Primary Submission Category: Policy Learning
Treatment Policy Design in the Presence of Measurement Error
Authors: Chang Liu, Mats Stensrud, AmirEmad Ghassami,
Presenting Author: Chang Liu*
In many applications, the goal is to assign treatments based on unit features, leading to personalized treatment policies. This often involves optimizing an objective function with counterfactual quantities such as the conditional ATE (CATE). However, in most real-world settings, some unit features may be measured with error and overlooking these errors can introduce systematic bias. In this work, we consider such settings with discrete unobserved features. After establishing the non-identifiability of the CATE, we propose two novel frameworks for treatment policy design using partial identification techniques, focusing on the measurement mechanism—the conditional distribution of measurements given the unobserved features. The first framework requires mild invertibility of the measurement mechanism, leading to a conservative treatment policy design based on ideas from proximal causal inference.

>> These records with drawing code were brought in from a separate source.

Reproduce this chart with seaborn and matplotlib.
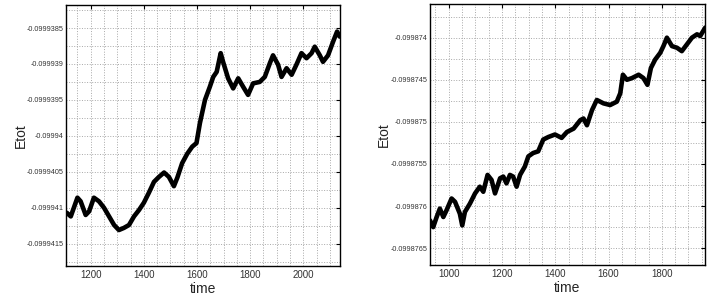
import matplotlib
matplotlib.use("Agg")
import matplotlib.pyplot as plt
import matplotlib.ticker as mticker
import seaborn as sns

# --- Data ---
left_time = [1110, 1125, 1150, 1162, 1181, 1194, 1212, 1231, 1250, 1269,
             1288, 1306, 1325, 1344, 1363, 1382, 1400, 1419, 1438, 1457,
             1476, 1494, 1513, 1526, 1544, 1563, 1582, 1598, 1611, 1630,
             1648, 1661, 1674, 1689, 1698, 1717, 1736, 1755, 1774, 1792,
             1811, 1836, 1855, 1874, 1886, 1905, 1918, 1937, 1956, 1974,
             1993, 2012, 2031, 2043, 2062, 2074, 2093, 2112, 2127, 2137]
left_etot = [-0.09994107, -0.09994112, -0.09994086, -0.09994091, -0.09994110,
             -0.09994105, -0.09994086, -0.09994091, -0.09994100, -0.09994112,
             -0.09994124, -0.09994131, -0.09994128, -0.09994124, -0.09994112,
             -0.09994103, -0.09994093, -0.09994079, -0.09994064, -0.09994057,
             -0.09994051, -0.09994057, -0.09994070, -0.09994058, -0.09994038,
             -0.09994025, -0.09994015, -0.09994010, -0.09993982, -0.09993950,
             -0.09993932, -0.09993918, -0.09993911, -0.09993885, -0.09993897,
             -0.09993920, -0.09993934, -0.09993920, -0.09993932, -0.09993943,
             -0.09993927, -0.09993925, -0.09993918, -0.09993899, -0.09993888,
             -0.09993901, -0.09993918, -0.09993906, -0.09993915, -0.09993901,
             -0.09993885, -0.09993892, -0.09993885, -0.09993876, -0.09993888,
             -0.09993897, -0.09993888, -0.09993869, -0.09993855, -0.09993862]

right_time = [930, 942, 955, 967, 980, 992, 1011, 1024, 1042, 1051,
              1061, 1080, 1099, 1117, 1130, 1146, 1161, 1174, 1193, 1205,
              1217, 1230, 1242, 1255, 1268, 1286, 1299, 1317, 1336, 1355,
              1374, 1399, 1424, 1444, 1469, 1494, 1506, 1519, 1538, 1556,
              1581, 1606, 1631, 1644, 1654, 1669, 1688, 1713, 1731, 1746,
              1759, 1775, 1794, 1806, 1819, 1838, 1857, 1875, 1894, 1913,
              1932, 1944, 1963]
right_etot = [-0.09987617, -0.09987625, -0.09987613, -0.09987603, -0.09987613,
              -0.09987605, -0.09987591, -0.09987595, -0.09987609, -0.09987623,
              -0.09987607, -0.09987597, -0.09987585, -0.09987577, -0.09987583,
              -0.09987563, -0.09987569, -0.09987585, -0.09987567, -0.09987565,
              -0.09987573, -0.09987563, -0.09987565, -0.09987577, -0.09987563,
              -0.09987553, -0.09987541, -0.09987537, -0.09987535, -0.09987521,
              -0.09987518, -0.09987515, -0.09987519, -0.09987512, -0.09987508,
              -0.09987498, -0.09987496, -0.09987504, -0.09987486, -0.09987474,
              -0.09987478, -0.09987480, -0.09987476, -0.09987466, -0.09987444,
              -0.09987450, -0.09987448, -0.09987444, -0.09987448, -0.09987456,
              -0.09987436, -0.09987426, -0.09987418, -0.09987410, -0.09987400,
              -0.09987410, -0.09987412, -0.09987416, -0.09987408, -0.09987400,
              -0.09987396, -0.09987398, -0.09987388]

left_xticks = [1200, 1400, 1600, 1800, 2000]
left_yticks = [-0.0999415, -0.099941, -0.0999405, -0.09994, -0.0999395, -0.099939, -0.0999385]
right_xticks = [1000, 1200, 1400, 1600, 1800]
right_yticks = [-0.0998765, -0.099876, -0.0998755, -0.099875, -0.0998745, -0.099874]


def style_axes(ax, xticks, yticks, xlim, ylim, ylabel_x):
    ax.set_xlim(*xlim)
    ax.set_ylim(*ylim)
    ax.set_xticks(xticks)
    ax.set_yticks(yticks)
    ax.xaxis.set_minor_locator(mticker.MultipleLocator(50))
    ax.yaxis.set_minor_locator(mticker.MultipleLocator(2.5e-7))
    ax.yaxis.set_major_formatter(mticker.FuncFormatter(lambda v, p: f"{v:.7g}"))
    ax.xaxis.set_major_formatter(mticker.FuncFormatter(lambda v, p: f"{v:.0f}"))
    ax.grid(True, which='both', color='#a8a8a8', linestyle=':', linewidth=0.7)
    ax.tick_params(which='major', direction='in', top=True, right=True,
                   length=3, width=0.8, color='black')
    ax.tick_params(which='minor', length=0)
    ax.tick_params(axis='y', labelsize=5.2, labelcolor='#333333', pad=1.5)
    ax.tick_params(axis='x', labelsize=7, labelcolor='#333333', pad=3)
    for sp in ax.spines.values():
        sp.set_color('black')
        sp.set_linewidth(1.0)
    ax.set_xlabel('time', fontsize=10, labelpad=1)
    ax.set_ylabel('Etot', fontsize=10)
    ax.yaxis.set_label_coords(ylabel_x, 0.5)


def main():
    sns.set_theme(style="white")
    plt.rcParams['font.family'] = ['Liberation Sans', 'DejaVu Sans']

    fig = plt.figure(figsize=(7.07, 2.98), dpi=100)
    ax1 = fig.add_axes([66 / 707, 32 / 298, 274 / 707, 261 / 298])
    ax2 = fig.add_axes([430 / 707, 33 / 298, 275 / 707, 261 / 298])

    sns.lineplot(x=left_time, y=left_etot, ax=ax1, color='black', linewidth=3.3)
    sns.lineplot(x=right_time, y=right_etot, ax=ax2, color='black', linewidth=3.3)

    style_axes(ax1, left_xticks, left_yticks, (1107, 2138), (-0.09994181, -0.09993818), -0.139)
    style_axes(ax2, right_xticks, right_yticks, (930, 1962), (-0.0998767, -0.0998736), -0.142)

    fig.savefig('out.png', dpi=100)


if __name__ == "__main__":
    main()
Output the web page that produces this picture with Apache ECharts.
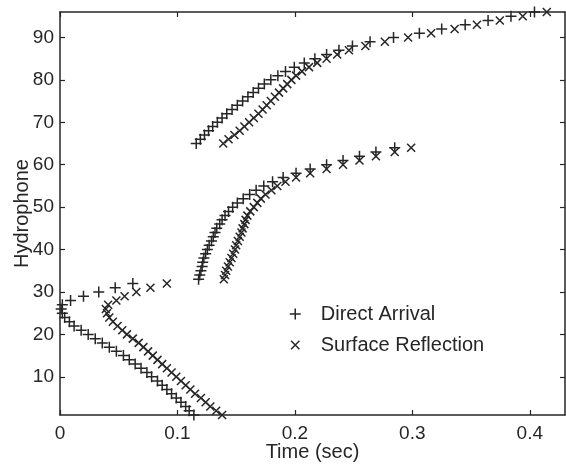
<!DOCTYPE html>
<html>
<head>
<meta charset="utf-8">
<script src="https://cdn.jsdelivr.net/npm/echarts@6/dist/echarts.min.js"></script>
<style>
  html, body { margin: 0; padding: 0; background: #fff; }
  #chart { width: 566px; height: 464px; }
</style>
</head>
<body>
<div id="chart"></div>
<script>
// hydrophone number, 1..96
var hydrophones = [
  1, 2, 3, 4, 5, 6, 7, 8, 9, 10, 11, 12, 13, 14, 15, 16,
  17, 18, 19, 20, 21, 22, 23, 24, 25, 26, 27, 28, 29, 30, 31, 32,
  33, 34, 35, 36, 37, 38, 39, 40, 41, 42, 43, 44, 45, 46, 47, 48,
  49, 50, 51, 52, 53, 54, 55, 56, 57, 58, 59, 60, 61, 62, 63, 64,
  65, 66, 67, 68, 69, 70, 71, 72, 73, 74, 75, 76, 77, 78, 79, 80,
  81, 82, 83, 84, 85, 86, 87, 88, 89, 90, 91, 92, 93, 94, 95, 96
];

// arrival time (sec) per hydrophone
var directTime = [
  0.114, 0.110, 0.107, 0.103, 0.099, 0.095, 0.091, 0.087, 0.083, 0.078, 0.074, 0.069, 0.064, 0.059, 0.054, 0.048,
  0.042, 0.036, 0.030, 0.024, 0.018, 0.012, 0.008, 0.004, 0.002, 0.001, 0.002, 0.009, 0.020, 0.033, 0.047, 0.062,
  0.118, 0.119, 0.120, 0.121, 0.1215, 0.1225, 0.124, 0.1255, 0.127, 0.129, 0.1305, 0.132, 0.1335, 0.136, 0.138, 0.1405,
  0.1435, 0.147, 0.151, 0.156, 0.1615, 0.167, 0.1735, 0.181, 0.190, 0.201, 0.213, 0.227, 0.241, 0.255, 0.269, 0.285,
  0.116, 0.1195, 0.123, 0.1265, 0.130, 0.134, 0.138, 0.142, 0.1465, 0.151, 0.1555, 0.160, 0.1645, 0.169, 0.174, 0.1795,
  0.1855, 0.192, 0.1995, 0.208, 0.217, 0.227, 0.2375, 0.249, 0.264, 0.284, 0.306, 0.325, 0.345, 0.3645, 0.384, 0.404
];

var surfaceTime = [
  0.138, 0.133, 0.128, 0.124, 0.120, 0.115, 0.111, 0.107, 0.103, 0.099, 0.095, 0.091, 0.087, 0.083, 0.079, 0.075,
  0.071, 0.067, 0.062, 0.057, 0.053, 0.049, 0.045, 0.042, 0.040, 0.039, 0.041, 0.048, 0.055, 0.065, 0.077, 0.091,
  0.1395, 0.1405, 0.1415, 0.143, 0.1445, 0.146, 0.1475, 0.149, 0.150, 0.1515, 0.153, 0.1545, 0.1555, 0.157, 0.158, 0.1595,
  0.162, 0.165, 0.168, 0.171, 0.175, 0.180, 0.185, 0.192, 0.201, 0.213, 0.227, 0.241, 0.255, 0.269, 0.285, 0.299,
  0.139, 0.1435, 0.1485, 0.153, 0.157, 0.161, 0.165, 0.169, 0.1725, 0.176, 0.1795, 0.183, 0.1865, 0.190, 0.1935, 0.197,
  0.201, 0.206, 0.212, 0.219, 0.227, 0.236, 0.246, 0.260, 0.2766, 0.2964, 0.316, 0.336, 0.355, 0.3745, 0.394, 0.4145
];

var xTicks = [0, 0.1, 0.2, 0.3, 0.4];
var yTicks = [10, 20, 30, 40, 50, 60, 70, 80, 90];
var seriesNames = ['Direct Arrival', 'Surface Reflection'];

var ink = '#262626';
var font = 'Liberation Sans, Arial, Helvetica, sans-serif';
var plusPath = 'path://M0,5L10,5M5,0L5,10';
var crossPath = 'path://M0,0L10,10M10,0L0,10';
// same cross, drawn smaller inside a 10x10 box for the legend
var crossIcon = 'path://M0,0M10,10M1.2,1.2L8.8,8.8M8.8,1.2L1.2,8.8';

function pairs(times) {
  var out = [];
  for (var i = 0; i < hydrophones.length; i++) out.push([times[i], hydrophones[i]]);
  return out;
}

function xAxisCfg(pos, labels) {
  return {
    type: 'value', position: pos, min: 0, max: 0.43,
    name: labels ? 'Time (sec)' : '', nameLocation: 'middle', nameGap: 27, nameMoveOverlap: false,
    nameTextStyle: { color: ink, fontSize: 20, fontFamily: font },
    axisLine: { show: true, onZero: false, lineStyle: { color: ink, width: 1.5 } },
    axisTick: { show: true, inside: true, length: 5, customValues: xTicks, lineStyle: { color: ink, width: 1.2 } },
    axisLabel: { show: labels, customValues: xTicks, margin: 9, color: ink, fontSize: 19, fontFamily: font },
    splitLine: { show: false }
  };
}

function yAxisCfg(pos, labels) {
  return {
    type: 'value', position: pos, min: 1, max: 96,
    name: labels ? 'Hydrophone' : '', nameLocation: 'middle', nameGap: 28, nameMoveOverlap: false,
    nameTextStyle: { color: ink, fontSize: 20, fontFamily: font },
    axisLine: { show: true, onZero: false, lineStyle: { color: ink, width: 1.5 } },
    axisTick: { show: true, inside: true, length: 5, customValues: yTicks, lineStyle: { color: ink, width: 1.2 } },
    axisLabel: { show: labels, customValues: yTicks, margin: 6, color: ink, fontSize: 19, fontFamily: font },
    splitLine: { show: false }
  };
}

var myChart = echarts.init(document.getElementById('chart'), null, { renderer: 'canvas' });

var option = {
  backgroundColor: '#fff',
  animation: false,
  grid: { left: 60, right: 1, top: 12, bottom: 49, containLabel: false, outerBoundsMode: 'none' },
  legend: {
    orient: 'vertical', left: 289, top: 304, itemGap: 11, padding: 0,
    itemWidth: 11, itemHeight: 11,
    textStyle: { color: ink, fontSize: 20, fontFamily: font, padding: [0, 0, 0, 15] },
    data: [
      { name: seriesNames[0], icon: plusPath, itemStyle: { color: 'rgba(0,0,0,0)', borderColor: ink, borderWidth: 1.5 } },
      { name: seriesNames[1], icon: crossIcon, itemStyle: { color: 'rgba(0,0,0,0)', borderColor: ink, borderWidth: 1.5 } }
    ]
  },
  xAxis: [xAxisCfg('bottom', true), xAxisCfg('top', false)],
  yAxis: [yAxisCfg('left', true), yAxisCfg('right', false)],
  series: [
    {
      name: seriesNames[0], type: 'scatter', clip: false,
      symbol: plusPath, symbolSize: 11,
      itemStyle: { color: 'rgba(0,0,0,0)', borderColor: ink, borderWidth: 1.5, opacity: 1 },
      data: pairs(directTime)
    },
    {
      name: seriesNames[1], type: 'scatter', clip: false,
      symbol: crossPath, symbolSize: 8,
      itemStyle: { color: 'rgba(0,0,0,0)', borderColor: ink, borderWidth: 1.5, opacity: 1 },
      data: pairs(surfaceTime)
    }
  ]
};

myChart.setOption(option);

window.addEventListener('resize', function () {
  myChart.resize();
});
</script>
</body>
</html>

The second framework further incorporates modeling assumptions on the measurement mechanism. We demonstrate that sharp bounds on the CATE can be obtained in this framework. This approach also leads to a novel characterization for informative measurements. We provide computationally efficient methods for obtaining bounds and quantifying uncertainty. Additionally, we show that integrating natural treatment values can further improve the bounding methods in treatment policy designs. We evaluate our methods through simulations and compare with naive methods that ignore measurement errors.